Nah, malam itu, sang alim datang ke kediaman Umar ibn Abdul Aziz. Mereka berbincang hangat. Di tengah perbincangan itu, tiba-tiba lampu padam. Barangkali minyak lampu habis. Tapi Umar ibn Abdul Aziz masih terdiam. "Tidakkah kamu panggil pelayanmu agar bersedia menambah minyak lampu ini?" kata Raja' ibn Haiwah. Malam telah cukup larut. Ruangan sangat gelap.

"Mereka sudah tertidur. Aku tidak mau mengganggu istirahatnya," jawab tuan rumah.

"Kalau begitu," kata Raja' ibn Haiwah, "aku saja yang melakukannya."

"Jangan gurunda," jawab Umar ibn Abdul Aziz, "bukanlah kemulian tatkala tuan rumah meminta bantuan dari tamunya." Setelah itu Umar beranjak. Ia ambil lampu yang padam lalu bergegas pergi menambah minyak yang habis. Sesaat kemudian ia kembali. Pada sang guru yang alim ia berujar santun, "Tadi Umar berdiri dan pergi, kini aku datang lagi dan masih sebagai Umar ibn Abdul Aziz."

Kisah di atas teramat sederhana, tapi melukiskan pribadi yang tak sederhana. Melakukan perkara-perkara kecil yang kadang merupakan tugas orang lain, tapi ia bersedia menunaikan, itu jelas bukan perkara sederhana. Apalagi bagi seorang khalifah, itu jelas luar biasa. Tapi di zaman ketika amal dan kesalihan tidak lagi menjadi ukuran, ia akan tampak disamarkan dengan label pencitraan. Ketika zaman lebih banyak dipengaruhi tayangan media dan seloroh host televisi, kadang mata hati kita teramat buram membaca ketulusan dan akhlak yang sebenarnya. Sungguh, sekira tulisan ini adalah nasihat, ia tak pantas ditujukan pertama kali untuk orang lain. Ia lebih pantas ditujukan untuk penulisnya sendiri. Betapa mudah saya menilai seseorang dari komentar dan seloroh pembawa acara di televisi; saya lupa, kadang akhlak seseorang bukanlah sepotong yang ditampilkan televisi.

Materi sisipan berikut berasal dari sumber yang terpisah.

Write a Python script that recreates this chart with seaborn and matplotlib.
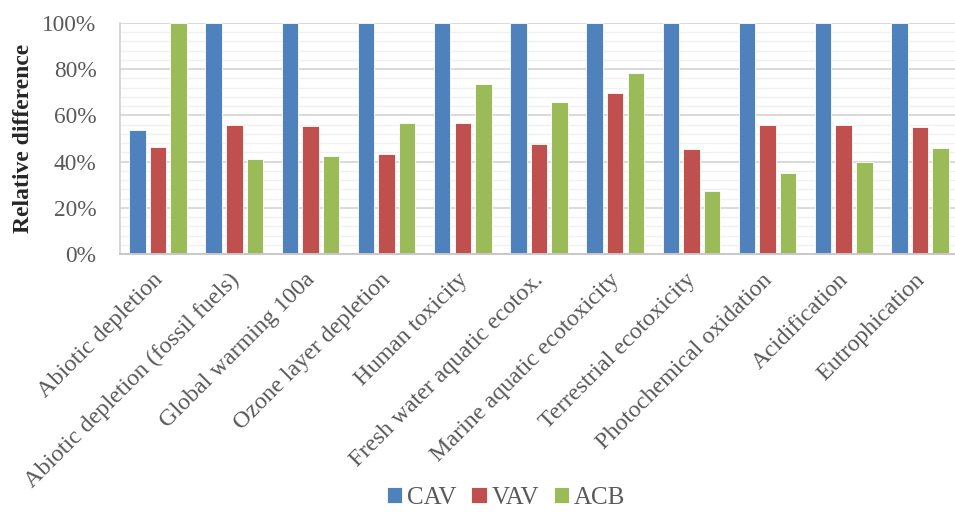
import matplotlib
matplotlib.use("Agg")
import matplotlib.pyplot as plt
from matplotlib.ticker import FixedLocator, MultipleLocator, PercentFormatter
from matplotlib.transforms import ScaledTranslation
import pandas as pd
import seaborn as sns

categories = [
    "Abiotic depletion",
    "Abiotic depletion (fossil fuels)",
    "Global warming 100a",
    "Ozone layer depletion",
    "Human toxicity",
    "Fresh water aquatic ecotox.",
    "Marine aquatic ecotoxicity",
    "Terrestrial ecotoxicity",
    "Photochemical oxidation",
    "Acidification",
    "Eutrophication",
]
series = ["CAV", "VAV", "ACB"]
cav = [0.537, 1.0, 1.0, 1.0, 1.0, 1.0, 1.0, 1.0, 1.0, 1.0, 1.0]
vav = [0.465, 0.558, 0.555, 0.434, 0.566, 0.477, 0.696, 0.453, 0.560, 0.557, 0.551]
acb = [1.0, 0.412, 0.425, 0.568, 0.734, 0.660, 0.783, 0.272, 0.350, 0.398, 0.459]
colors = ["#4F81BD", "#C0504D", "#9BBB59"]

df = pd.DataFrame({
    "category": categories * 3,
    "system": [s for s in series for _ in categories],
    "value": cav + vav + acb,
})

sns.set_theme(style="white")
plt.rcParams["font.family"] = ["Liberation Serif", "DejaVu Serif"]
text_color = "#595959"

fig = plt.figure(figsize=(9.55, 5.12), dpi=100)
ax = fig.add_axes([120 / 955, 1 - 254 / 512, 838 / 955, 231 / 512])

sns.barplot(data=df, x="category", y="value", hue="system", order=categories,
            hue_order=series, palette=colors, width=0.81, gap=0.2,
            edgecolor="white", linewidth=0.6, saturation=1, ax=ax, legend=True)

ax.set_xlim(-0.5, len(categories) - 0.5)
ax.set_ylim(0, 1)
ax.yaxis.set_major_locator(MultipleLocator(0.2))
ax.yaxis.set_minor_locator(MultipleLocator(0.04))
ax.yaxis.set_major_formatter(PercentFormatter(1.0, decimals=0))
ax.grid(axis="y", which="major", color="#D9D9D9", linewidth=1.4, zorder=0)
ax.grid(axis="y", which="minor", color="#F0F0F0", linewidth=1.0, zorder=0)
ax.grid(axis="x", which="both", visible=False)
ax.set_axisbelow(True)

ax.xaxis.set_minor_locator(FixedLocator([i - 0.5 for i in range(len(categories) + 1)]))
ax.tick_params(axis="x", which="major", length=0, pad=11)
ax.tick_params(axis="x", which="minor", length=6, width=1.2, color="#C8C8C8", direction="out")
ax.tick_params(axis="y", which="both", length=0, pad=17)
ax.set_xticks(range(len(categories)))
ax.set_xticklabels(categories, rotation=45, ha="right", rotation_mode="anchor",
                   fontsize=17.3, color=text_color)
shift = ScaledTranslation(-6 / 100, 0, fig.dpi_scale_trans)
for lbl in ax.get_xticklabels():
    lbl.set_transform(lbl.get_transform() + shift)
for lbl in ax.get_yticklabels():
    lbl.set_fontsize(16.8)
    lbl.set_color(text_color)

for side in ["top", "right"]:
    ax.spines[side].set_visible(False)
ax.spines["left"].set_color("#D0D0D0")
ax.spines["left"].set_linewidth(1.2)
ax.spines["bottom"].set_color("#C8C8C8")
ax.spines["bottom"].set_linewidth(1.4)

ax.set_xlabel("")
ax.set_ylabel("Relative difference", fontsize=17, fontweight="bold",
              color="#262626", labelpad=6)

handles, labels = ax.get_legend_handles_labels()
ax.get_legend().remove()
fig.legend(handles, labels, loc="center", bbox_to_anchor=(506 / 955, 1 - 498 / 512),
           ncol=3, frameon=False, fontsize=18, labelcolor=text_color,
           handlelength=0.62, handleheight=0.62, handletextpad=0.18,
           columnspacing=0.6, borderpad=0.1)

fig.savefig("out.png", dpi=100)
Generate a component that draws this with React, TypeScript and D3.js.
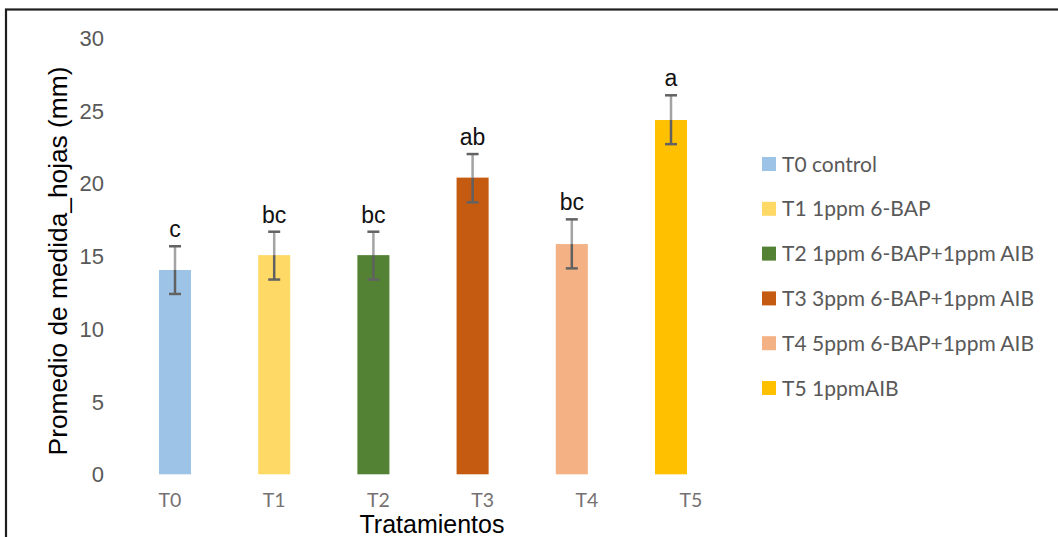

Umar ibn Abdul Aziz rela berpayah dan berkotor-kotor. Ia teladani Sang Rasul yang rela gali parit dengan tangan beliau sendiri menjelang Pang Khandak. Maka, jika hari ini ada para salih negarawan yang bersedia teladani Rasul dan Umar ibn Abdul Aziz, rasa-rasanya saya sangat malu. Ketika mereka bersedia kotor untuk bersihkan lingkungan, bersihkan masjid dan tempat ibadah, bersihkan jalanan, sambangi korban bencana, sungguh itu bukan amal buruk. Ia adalah kebajikan yang layak diteladani.

Tapi di negeri yang sakit, tanpa sadar, kita turut kena imbasnya. Kebaikan bukan untuk diteladani, tapi untuk dicurigai. Jabat tangan pun akan menyakitkan bagi mereka yang ada luka di jari jemarinya. Kita sibuk menggunjingkan harga tenda presiden yang mahal saat akan berkunjung ke Sinabung, kita ribut menelisik para relawan partai politik yang bekerja dengan atribut, kita gaduh dengan bantuan berlabel partai serta caleg, kita riuh untuk sesuatu yang orang lain lakukan, tapi lupa dengan apa yang mesti kita perbuat.

Sekali lagi maafkan, tulisan ini adalah teguran yang lebih layak dialamatkan untuk penulisnya sendiri daripada untuk orang lain. Sebab, tanpa Anda ketahui, pada skala yang lebih kecil, saya pun sering menilai dengan cara yang sama.

Hanya pada Allah saya mohon ampunan. Semoga Allah hadirkan dalam diri kita semangat Raja' ibn Haiwah untuk datangkan kebaikan di negeri ini dengan kejernihan untuk hadirkan sosok-sosok yang bersedia teladani Umar ibn Abdul Azizi, para pemimpin yang siap kotor demi rakyatnya.